*INFORMATION SUPPLIED*
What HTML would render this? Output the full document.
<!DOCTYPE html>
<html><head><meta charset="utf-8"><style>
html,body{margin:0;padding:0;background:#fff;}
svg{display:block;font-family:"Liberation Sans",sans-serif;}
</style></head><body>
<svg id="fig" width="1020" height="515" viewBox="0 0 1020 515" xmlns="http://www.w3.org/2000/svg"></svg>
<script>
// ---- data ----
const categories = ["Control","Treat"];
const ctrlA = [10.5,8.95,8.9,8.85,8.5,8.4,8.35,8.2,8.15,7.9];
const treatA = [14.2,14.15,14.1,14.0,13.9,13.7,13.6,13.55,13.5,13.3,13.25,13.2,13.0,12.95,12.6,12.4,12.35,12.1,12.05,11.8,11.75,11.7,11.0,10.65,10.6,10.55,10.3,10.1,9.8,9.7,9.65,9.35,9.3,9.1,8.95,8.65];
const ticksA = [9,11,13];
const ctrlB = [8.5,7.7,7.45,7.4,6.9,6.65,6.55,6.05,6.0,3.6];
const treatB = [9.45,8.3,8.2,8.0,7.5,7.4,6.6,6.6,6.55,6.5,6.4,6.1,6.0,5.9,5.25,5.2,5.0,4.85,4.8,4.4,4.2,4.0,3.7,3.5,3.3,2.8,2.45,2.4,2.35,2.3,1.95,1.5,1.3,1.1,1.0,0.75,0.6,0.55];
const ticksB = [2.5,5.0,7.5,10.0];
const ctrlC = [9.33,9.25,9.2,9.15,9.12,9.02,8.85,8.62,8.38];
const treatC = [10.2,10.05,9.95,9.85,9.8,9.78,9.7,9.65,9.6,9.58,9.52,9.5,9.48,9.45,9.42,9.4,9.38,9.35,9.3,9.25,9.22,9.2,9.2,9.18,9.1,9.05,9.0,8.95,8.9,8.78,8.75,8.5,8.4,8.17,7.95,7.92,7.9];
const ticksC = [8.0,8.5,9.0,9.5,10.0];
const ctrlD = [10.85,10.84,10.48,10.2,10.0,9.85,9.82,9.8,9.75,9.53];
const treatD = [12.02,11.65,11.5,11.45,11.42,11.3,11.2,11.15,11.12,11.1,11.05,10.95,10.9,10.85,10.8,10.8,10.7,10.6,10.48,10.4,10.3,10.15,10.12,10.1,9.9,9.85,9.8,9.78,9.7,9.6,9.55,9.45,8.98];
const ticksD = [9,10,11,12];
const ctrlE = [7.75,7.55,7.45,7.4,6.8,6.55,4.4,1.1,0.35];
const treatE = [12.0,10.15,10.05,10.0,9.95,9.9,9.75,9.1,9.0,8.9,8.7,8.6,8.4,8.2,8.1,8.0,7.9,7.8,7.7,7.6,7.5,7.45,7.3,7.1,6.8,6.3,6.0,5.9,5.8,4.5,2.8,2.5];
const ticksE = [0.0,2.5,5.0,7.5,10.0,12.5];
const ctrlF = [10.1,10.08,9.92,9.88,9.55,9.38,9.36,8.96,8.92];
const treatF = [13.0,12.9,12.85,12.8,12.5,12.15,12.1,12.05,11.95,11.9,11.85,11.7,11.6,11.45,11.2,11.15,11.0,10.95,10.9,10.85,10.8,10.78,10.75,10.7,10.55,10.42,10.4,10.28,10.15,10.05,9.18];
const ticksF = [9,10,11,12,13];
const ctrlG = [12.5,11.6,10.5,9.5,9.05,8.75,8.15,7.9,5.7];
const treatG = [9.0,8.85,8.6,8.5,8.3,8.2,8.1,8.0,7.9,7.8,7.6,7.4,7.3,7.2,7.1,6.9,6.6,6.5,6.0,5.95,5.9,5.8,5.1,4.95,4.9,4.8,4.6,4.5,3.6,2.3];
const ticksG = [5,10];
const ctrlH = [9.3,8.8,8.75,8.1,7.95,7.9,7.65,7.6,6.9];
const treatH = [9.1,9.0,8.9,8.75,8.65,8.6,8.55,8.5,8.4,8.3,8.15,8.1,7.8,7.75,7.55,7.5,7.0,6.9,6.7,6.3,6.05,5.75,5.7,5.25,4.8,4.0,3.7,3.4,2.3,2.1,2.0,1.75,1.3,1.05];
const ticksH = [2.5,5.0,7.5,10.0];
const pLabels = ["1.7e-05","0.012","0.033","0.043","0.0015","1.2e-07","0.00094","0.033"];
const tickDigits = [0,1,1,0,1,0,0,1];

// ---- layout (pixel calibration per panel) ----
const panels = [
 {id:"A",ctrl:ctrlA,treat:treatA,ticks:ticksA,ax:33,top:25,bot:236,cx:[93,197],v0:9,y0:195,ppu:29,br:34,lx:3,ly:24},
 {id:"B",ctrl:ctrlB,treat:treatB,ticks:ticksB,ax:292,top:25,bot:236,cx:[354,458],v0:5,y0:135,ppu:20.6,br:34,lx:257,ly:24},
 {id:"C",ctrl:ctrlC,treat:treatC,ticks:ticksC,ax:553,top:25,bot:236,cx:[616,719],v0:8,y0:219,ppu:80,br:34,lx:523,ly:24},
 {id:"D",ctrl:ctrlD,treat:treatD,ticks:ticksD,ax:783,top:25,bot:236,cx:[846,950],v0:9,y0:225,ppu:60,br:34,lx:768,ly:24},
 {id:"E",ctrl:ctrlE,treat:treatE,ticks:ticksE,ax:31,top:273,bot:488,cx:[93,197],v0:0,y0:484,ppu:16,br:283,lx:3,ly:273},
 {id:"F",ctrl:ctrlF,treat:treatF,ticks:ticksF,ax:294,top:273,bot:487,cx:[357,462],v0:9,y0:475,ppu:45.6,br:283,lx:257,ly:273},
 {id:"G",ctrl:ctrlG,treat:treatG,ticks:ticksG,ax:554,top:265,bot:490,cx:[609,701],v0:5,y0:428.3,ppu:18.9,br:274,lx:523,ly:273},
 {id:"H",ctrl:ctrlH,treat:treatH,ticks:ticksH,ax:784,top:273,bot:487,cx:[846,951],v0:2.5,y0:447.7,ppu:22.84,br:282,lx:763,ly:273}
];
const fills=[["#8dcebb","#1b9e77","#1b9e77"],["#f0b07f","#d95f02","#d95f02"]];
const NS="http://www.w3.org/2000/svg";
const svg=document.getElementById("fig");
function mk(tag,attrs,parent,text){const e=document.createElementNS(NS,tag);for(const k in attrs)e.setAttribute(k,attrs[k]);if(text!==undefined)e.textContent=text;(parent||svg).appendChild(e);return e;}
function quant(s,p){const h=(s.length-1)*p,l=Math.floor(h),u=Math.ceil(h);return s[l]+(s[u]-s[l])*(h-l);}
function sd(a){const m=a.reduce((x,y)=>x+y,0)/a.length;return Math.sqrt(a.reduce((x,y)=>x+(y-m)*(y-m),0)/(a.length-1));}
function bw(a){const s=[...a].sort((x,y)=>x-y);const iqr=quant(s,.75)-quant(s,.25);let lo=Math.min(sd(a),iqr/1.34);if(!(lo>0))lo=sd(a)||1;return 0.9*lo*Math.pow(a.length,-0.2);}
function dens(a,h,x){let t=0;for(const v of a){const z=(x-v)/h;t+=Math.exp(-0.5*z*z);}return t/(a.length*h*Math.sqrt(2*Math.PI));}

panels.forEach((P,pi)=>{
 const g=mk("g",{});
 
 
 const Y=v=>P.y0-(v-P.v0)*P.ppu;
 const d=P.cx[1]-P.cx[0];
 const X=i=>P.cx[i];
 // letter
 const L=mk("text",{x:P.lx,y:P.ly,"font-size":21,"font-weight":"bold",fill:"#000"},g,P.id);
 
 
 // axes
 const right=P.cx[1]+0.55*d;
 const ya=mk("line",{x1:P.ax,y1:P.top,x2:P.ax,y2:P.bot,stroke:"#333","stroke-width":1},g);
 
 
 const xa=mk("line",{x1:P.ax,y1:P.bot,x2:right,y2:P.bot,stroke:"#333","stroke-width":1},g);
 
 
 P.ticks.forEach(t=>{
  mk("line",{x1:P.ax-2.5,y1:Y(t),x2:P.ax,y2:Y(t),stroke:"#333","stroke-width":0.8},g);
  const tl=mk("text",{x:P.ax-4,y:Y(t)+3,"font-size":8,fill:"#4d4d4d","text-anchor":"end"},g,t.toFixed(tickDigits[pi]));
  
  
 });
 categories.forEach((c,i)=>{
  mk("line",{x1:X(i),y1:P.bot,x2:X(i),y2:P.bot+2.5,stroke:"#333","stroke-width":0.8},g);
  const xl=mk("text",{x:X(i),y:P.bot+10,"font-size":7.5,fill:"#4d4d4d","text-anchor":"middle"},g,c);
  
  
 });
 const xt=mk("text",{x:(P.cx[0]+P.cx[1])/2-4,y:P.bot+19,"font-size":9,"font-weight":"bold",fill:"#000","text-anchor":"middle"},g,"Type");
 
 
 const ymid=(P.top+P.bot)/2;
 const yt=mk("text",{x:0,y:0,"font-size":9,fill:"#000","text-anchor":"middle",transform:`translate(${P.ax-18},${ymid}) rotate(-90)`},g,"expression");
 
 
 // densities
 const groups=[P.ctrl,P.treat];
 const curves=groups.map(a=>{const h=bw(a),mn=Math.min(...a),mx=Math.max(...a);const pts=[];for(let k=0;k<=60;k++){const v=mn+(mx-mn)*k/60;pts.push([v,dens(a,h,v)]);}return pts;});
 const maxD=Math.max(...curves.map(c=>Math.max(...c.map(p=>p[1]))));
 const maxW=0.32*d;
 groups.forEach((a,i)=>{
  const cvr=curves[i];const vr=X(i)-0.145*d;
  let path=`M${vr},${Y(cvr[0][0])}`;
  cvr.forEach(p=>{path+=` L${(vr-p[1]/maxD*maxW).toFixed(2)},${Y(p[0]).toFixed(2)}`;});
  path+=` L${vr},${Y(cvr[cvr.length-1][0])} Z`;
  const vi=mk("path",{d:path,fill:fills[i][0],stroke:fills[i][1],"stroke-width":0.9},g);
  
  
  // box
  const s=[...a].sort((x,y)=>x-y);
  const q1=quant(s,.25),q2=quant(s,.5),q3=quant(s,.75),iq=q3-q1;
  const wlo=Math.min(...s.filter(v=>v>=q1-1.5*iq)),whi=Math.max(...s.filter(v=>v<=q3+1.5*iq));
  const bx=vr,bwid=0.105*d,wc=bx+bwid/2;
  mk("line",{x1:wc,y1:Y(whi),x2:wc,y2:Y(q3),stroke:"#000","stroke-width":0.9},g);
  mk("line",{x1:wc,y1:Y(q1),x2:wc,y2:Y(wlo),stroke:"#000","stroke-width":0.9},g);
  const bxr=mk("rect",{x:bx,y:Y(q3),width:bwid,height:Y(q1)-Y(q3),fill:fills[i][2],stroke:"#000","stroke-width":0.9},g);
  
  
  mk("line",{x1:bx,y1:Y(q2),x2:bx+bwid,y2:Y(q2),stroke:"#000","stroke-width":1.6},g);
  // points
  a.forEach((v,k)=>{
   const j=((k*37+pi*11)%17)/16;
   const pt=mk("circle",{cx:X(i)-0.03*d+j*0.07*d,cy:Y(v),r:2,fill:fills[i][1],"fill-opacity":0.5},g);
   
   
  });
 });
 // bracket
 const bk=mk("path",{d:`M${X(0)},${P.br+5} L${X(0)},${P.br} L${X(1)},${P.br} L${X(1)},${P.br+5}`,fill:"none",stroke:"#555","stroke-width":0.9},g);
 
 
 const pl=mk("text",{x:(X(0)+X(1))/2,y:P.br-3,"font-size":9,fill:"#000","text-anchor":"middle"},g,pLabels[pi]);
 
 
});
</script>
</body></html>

---

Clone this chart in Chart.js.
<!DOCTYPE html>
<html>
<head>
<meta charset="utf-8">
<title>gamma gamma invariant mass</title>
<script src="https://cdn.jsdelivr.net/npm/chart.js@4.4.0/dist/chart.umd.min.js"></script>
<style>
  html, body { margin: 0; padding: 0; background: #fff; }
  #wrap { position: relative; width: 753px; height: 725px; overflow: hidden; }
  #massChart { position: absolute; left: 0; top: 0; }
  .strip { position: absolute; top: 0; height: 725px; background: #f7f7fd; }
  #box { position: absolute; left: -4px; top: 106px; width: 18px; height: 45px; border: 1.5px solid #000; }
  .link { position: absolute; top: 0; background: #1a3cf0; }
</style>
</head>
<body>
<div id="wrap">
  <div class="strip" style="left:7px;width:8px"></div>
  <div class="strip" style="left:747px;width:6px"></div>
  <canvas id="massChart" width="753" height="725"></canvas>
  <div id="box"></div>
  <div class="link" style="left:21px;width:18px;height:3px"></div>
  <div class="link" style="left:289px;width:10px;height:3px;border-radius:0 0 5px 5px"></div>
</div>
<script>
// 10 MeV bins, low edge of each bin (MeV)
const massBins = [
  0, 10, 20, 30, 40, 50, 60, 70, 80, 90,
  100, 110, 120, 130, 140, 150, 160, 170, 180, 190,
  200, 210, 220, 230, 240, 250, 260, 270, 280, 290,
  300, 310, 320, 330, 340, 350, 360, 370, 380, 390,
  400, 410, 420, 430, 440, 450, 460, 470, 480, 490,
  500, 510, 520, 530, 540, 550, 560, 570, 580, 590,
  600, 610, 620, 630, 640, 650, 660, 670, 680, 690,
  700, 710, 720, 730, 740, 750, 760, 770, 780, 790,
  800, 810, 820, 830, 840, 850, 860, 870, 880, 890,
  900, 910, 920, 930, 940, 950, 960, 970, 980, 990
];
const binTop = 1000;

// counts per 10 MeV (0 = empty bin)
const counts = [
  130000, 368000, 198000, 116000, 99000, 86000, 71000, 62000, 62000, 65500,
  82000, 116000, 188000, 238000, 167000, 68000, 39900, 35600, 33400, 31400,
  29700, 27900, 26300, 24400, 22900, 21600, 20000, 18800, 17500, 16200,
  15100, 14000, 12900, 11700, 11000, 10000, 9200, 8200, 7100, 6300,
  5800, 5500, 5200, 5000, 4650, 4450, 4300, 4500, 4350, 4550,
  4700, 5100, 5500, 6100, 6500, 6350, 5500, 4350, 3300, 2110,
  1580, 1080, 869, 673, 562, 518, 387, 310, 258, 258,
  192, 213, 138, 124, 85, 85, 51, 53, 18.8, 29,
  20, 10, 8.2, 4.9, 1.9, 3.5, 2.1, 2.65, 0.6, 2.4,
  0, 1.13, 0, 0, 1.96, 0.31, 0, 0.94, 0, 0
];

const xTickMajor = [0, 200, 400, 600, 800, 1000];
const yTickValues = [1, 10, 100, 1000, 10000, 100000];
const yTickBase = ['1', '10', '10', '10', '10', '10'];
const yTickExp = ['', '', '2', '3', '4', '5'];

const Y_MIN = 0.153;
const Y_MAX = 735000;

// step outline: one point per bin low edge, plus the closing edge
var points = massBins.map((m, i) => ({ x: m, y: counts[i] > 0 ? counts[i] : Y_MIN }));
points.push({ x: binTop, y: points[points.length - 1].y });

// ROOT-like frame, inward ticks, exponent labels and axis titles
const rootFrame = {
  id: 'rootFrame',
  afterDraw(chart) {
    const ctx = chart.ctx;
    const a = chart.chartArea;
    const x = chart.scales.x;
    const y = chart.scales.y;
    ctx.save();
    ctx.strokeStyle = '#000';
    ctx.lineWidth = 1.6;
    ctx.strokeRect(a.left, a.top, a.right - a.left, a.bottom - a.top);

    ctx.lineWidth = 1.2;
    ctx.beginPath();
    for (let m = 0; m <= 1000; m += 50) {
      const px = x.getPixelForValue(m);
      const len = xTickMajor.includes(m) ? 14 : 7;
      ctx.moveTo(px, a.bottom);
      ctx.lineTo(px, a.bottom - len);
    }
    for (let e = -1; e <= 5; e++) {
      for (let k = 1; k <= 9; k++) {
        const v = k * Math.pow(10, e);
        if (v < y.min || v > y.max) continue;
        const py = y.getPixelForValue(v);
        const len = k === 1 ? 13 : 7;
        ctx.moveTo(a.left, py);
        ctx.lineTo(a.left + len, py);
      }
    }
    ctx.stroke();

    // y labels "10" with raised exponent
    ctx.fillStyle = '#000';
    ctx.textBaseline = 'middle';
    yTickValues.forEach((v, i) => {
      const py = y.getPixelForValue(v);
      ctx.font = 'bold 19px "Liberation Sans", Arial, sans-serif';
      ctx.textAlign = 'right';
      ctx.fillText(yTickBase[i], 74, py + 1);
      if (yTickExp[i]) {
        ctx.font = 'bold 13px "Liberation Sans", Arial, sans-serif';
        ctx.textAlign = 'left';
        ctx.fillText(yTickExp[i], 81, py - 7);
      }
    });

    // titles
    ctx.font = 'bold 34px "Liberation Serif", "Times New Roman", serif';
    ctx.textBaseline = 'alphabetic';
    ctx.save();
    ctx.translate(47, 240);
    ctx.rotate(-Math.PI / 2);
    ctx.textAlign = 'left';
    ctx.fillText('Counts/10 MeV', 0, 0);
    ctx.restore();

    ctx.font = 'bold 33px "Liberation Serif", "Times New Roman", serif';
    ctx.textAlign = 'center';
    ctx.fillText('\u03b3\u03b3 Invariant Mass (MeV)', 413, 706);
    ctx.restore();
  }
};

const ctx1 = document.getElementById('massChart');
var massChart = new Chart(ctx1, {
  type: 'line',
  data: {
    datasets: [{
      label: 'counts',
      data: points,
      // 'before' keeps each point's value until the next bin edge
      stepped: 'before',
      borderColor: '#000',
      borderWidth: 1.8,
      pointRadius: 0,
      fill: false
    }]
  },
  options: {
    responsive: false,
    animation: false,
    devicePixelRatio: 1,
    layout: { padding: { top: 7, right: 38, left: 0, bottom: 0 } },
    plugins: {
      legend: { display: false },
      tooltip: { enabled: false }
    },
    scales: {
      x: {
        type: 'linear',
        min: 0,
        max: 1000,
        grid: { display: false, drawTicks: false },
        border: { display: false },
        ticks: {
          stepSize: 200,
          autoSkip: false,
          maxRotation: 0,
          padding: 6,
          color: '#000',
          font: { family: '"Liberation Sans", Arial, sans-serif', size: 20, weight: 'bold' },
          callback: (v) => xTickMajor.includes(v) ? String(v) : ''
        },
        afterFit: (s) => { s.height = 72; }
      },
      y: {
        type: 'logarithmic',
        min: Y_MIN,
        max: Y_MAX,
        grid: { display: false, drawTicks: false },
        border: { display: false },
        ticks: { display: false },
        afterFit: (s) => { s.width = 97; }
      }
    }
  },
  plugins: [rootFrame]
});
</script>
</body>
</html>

* * *

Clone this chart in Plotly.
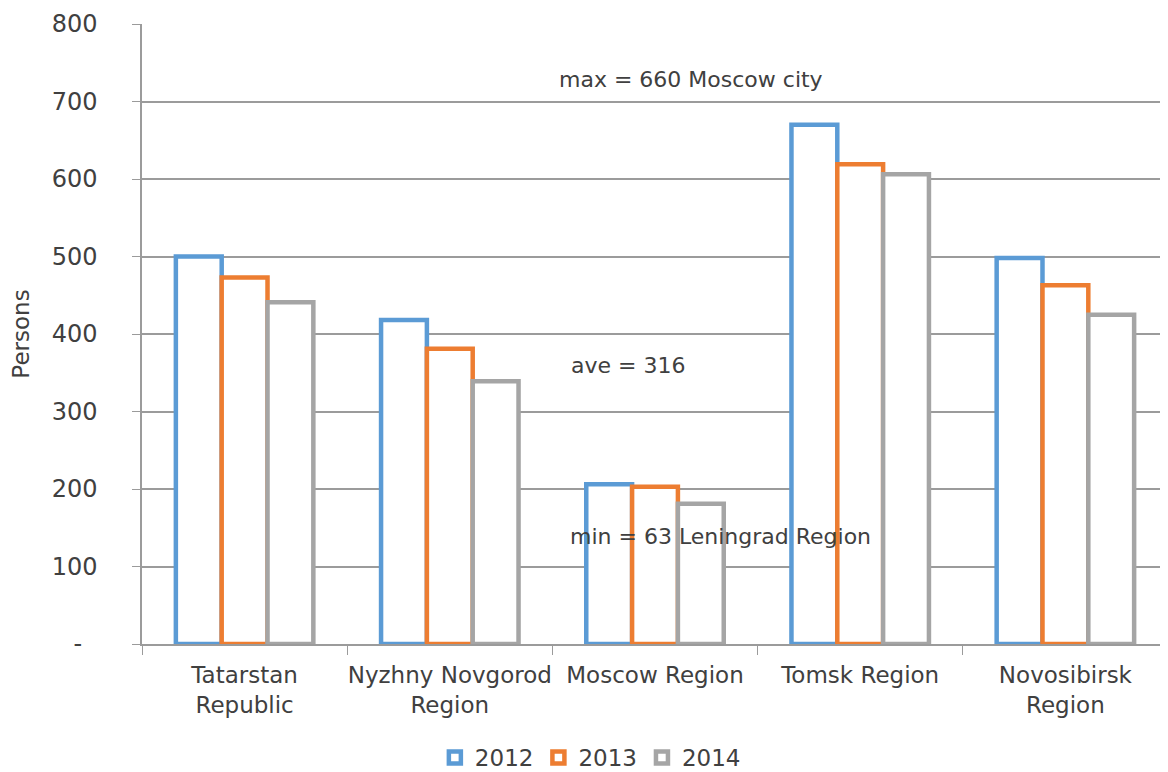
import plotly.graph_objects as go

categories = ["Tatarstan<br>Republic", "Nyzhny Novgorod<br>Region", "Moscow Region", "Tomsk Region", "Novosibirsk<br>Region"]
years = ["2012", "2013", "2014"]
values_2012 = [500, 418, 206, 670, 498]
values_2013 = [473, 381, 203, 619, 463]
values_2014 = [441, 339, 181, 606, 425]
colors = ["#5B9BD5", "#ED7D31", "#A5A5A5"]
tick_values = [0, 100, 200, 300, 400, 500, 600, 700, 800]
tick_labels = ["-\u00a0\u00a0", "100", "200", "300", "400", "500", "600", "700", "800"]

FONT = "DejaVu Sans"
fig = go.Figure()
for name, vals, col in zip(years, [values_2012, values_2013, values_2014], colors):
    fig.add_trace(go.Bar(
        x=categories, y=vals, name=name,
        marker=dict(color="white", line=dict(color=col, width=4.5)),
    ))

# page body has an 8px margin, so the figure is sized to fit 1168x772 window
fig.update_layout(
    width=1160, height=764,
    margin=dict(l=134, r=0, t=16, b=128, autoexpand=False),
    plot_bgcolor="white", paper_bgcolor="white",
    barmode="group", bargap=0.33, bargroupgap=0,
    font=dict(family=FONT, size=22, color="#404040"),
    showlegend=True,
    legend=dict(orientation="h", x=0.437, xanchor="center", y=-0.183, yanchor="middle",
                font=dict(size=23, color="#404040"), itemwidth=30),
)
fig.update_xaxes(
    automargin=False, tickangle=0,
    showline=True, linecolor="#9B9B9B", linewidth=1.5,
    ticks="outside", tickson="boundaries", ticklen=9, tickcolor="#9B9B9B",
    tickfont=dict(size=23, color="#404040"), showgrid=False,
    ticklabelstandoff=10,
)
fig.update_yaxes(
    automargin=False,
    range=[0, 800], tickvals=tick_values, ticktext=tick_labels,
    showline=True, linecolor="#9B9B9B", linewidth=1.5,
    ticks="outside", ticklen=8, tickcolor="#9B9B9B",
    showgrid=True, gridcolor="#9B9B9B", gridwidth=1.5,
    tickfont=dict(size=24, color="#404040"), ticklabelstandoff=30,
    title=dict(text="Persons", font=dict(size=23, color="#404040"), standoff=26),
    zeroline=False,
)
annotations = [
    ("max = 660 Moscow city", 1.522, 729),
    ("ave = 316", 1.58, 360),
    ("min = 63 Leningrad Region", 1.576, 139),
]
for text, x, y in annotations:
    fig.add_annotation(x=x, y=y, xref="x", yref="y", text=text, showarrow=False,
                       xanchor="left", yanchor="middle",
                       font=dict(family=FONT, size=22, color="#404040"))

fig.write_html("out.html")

*TASK OBJECTIVE*
Say, as a bare number, how many lines in the entries above include the string "document".

*SOLUTION BELOW*
4